**Available records:**
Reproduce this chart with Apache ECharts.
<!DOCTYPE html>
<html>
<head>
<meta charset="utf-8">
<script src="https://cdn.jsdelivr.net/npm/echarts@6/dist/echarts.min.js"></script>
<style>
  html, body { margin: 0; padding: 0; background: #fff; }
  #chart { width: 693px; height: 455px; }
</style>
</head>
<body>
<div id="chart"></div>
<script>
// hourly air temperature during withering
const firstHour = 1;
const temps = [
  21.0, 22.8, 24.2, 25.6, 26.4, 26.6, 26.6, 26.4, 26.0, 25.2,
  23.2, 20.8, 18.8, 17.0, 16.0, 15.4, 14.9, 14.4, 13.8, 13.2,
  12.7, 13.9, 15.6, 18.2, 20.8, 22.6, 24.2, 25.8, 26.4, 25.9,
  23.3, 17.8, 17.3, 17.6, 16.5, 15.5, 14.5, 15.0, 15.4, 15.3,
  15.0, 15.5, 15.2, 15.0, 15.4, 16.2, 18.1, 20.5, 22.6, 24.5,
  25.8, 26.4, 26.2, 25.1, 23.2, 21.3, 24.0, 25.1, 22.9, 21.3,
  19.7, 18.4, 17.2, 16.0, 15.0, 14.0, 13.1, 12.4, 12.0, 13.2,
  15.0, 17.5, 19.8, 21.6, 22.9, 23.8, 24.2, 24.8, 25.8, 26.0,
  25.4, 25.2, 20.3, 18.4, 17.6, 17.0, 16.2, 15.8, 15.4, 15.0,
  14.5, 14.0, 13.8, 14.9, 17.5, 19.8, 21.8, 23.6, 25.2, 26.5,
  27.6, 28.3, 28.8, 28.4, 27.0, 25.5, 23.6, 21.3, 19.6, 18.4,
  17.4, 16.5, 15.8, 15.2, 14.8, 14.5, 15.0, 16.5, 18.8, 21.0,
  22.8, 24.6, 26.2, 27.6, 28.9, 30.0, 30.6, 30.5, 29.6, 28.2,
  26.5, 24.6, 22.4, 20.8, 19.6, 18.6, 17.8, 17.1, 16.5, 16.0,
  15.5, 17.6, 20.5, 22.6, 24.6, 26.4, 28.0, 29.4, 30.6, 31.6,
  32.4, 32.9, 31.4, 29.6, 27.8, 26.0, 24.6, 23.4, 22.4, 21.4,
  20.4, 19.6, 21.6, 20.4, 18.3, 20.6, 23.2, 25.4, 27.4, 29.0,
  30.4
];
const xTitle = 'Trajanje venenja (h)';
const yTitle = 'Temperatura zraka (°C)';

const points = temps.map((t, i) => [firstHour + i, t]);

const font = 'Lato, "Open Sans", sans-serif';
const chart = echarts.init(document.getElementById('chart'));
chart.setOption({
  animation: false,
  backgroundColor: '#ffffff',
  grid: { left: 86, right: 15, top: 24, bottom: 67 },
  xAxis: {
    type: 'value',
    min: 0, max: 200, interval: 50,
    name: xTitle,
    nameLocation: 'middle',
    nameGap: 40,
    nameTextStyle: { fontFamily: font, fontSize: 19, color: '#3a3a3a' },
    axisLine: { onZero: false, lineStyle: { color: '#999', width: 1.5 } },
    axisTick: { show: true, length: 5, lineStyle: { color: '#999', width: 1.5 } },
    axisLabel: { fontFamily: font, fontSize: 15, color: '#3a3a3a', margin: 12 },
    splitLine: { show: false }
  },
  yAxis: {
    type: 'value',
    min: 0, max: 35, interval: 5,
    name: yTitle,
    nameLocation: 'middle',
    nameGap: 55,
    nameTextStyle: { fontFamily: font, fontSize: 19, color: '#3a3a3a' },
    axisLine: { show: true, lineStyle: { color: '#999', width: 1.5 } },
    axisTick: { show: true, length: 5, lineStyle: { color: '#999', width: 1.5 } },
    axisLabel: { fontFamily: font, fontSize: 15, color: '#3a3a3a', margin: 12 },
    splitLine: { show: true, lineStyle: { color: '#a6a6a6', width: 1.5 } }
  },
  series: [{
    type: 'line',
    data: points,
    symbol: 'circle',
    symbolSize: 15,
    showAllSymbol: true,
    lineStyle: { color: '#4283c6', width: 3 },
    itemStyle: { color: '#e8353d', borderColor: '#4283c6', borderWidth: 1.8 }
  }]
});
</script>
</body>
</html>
==
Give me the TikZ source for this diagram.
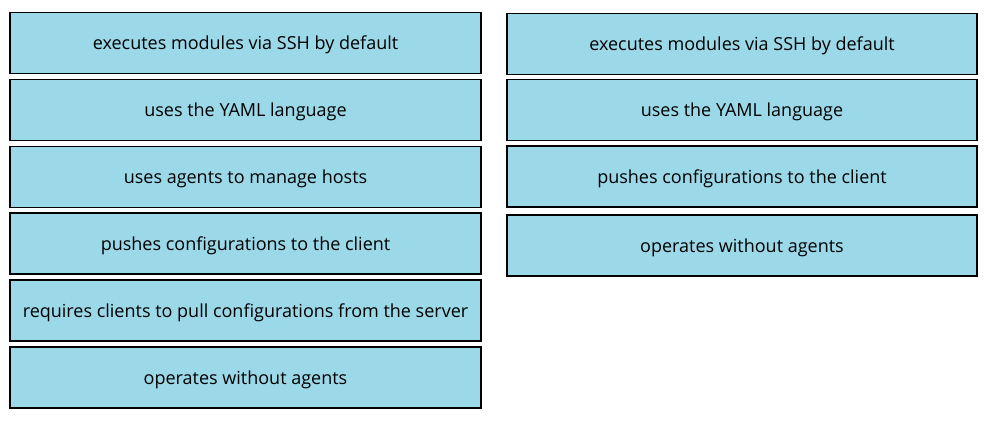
---
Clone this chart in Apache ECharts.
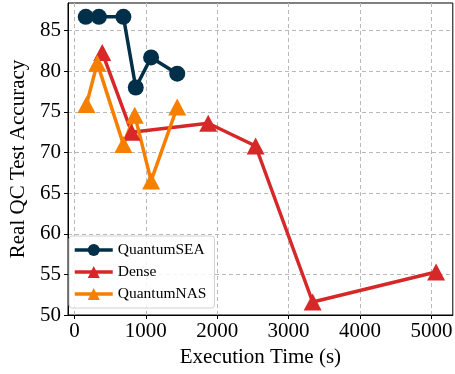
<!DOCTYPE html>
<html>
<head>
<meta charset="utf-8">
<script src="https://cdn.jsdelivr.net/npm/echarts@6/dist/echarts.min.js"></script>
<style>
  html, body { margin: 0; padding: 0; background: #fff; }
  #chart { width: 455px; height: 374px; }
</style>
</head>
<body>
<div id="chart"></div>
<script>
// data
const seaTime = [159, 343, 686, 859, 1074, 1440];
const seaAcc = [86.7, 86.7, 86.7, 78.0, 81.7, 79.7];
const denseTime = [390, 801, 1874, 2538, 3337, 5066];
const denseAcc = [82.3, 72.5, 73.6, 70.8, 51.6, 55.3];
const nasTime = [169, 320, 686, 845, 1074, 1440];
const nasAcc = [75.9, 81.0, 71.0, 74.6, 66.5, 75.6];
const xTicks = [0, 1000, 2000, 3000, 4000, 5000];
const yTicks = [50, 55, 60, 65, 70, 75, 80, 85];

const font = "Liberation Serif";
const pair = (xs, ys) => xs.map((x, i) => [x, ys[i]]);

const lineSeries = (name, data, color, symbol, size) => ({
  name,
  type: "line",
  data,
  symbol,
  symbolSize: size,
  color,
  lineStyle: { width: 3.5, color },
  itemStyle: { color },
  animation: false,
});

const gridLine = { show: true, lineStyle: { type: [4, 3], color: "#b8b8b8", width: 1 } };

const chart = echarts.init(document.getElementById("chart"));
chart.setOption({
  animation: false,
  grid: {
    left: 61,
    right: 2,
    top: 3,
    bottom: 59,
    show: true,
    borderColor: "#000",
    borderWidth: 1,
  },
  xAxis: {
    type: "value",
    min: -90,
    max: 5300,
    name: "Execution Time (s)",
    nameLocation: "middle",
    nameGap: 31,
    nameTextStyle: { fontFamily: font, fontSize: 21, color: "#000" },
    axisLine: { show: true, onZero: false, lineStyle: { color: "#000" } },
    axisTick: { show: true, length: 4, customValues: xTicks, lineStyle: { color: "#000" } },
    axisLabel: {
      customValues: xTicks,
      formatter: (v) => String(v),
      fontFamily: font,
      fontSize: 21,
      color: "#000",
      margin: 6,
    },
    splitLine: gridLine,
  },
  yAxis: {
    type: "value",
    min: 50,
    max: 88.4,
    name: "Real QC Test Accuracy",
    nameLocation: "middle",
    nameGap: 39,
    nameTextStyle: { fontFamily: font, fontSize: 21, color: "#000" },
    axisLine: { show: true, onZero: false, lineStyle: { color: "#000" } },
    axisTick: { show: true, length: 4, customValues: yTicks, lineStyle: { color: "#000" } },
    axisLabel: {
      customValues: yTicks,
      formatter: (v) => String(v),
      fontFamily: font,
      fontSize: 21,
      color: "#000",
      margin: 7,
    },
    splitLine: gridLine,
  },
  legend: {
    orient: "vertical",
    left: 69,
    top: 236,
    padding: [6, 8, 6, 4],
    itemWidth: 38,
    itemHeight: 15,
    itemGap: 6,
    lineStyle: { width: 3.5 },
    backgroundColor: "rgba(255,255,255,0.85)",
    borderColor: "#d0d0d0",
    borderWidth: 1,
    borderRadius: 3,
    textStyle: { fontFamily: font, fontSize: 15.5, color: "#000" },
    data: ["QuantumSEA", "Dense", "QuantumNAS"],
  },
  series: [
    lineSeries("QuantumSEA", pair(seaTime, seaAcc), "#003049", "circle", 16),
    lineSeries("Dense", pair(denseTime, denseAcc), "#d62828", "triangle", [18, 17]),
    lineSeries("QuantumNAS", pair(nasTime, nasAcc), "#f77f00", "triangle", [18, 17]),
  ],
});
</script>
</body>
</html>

**Work to complete:**
Using the records above, copy every line that has the word "this" in it.

**Task response:**
Reproduce this chart with Apache ECharts.
Give me the TikZ source for this diagram.
Clone this chart in Apache ECharts.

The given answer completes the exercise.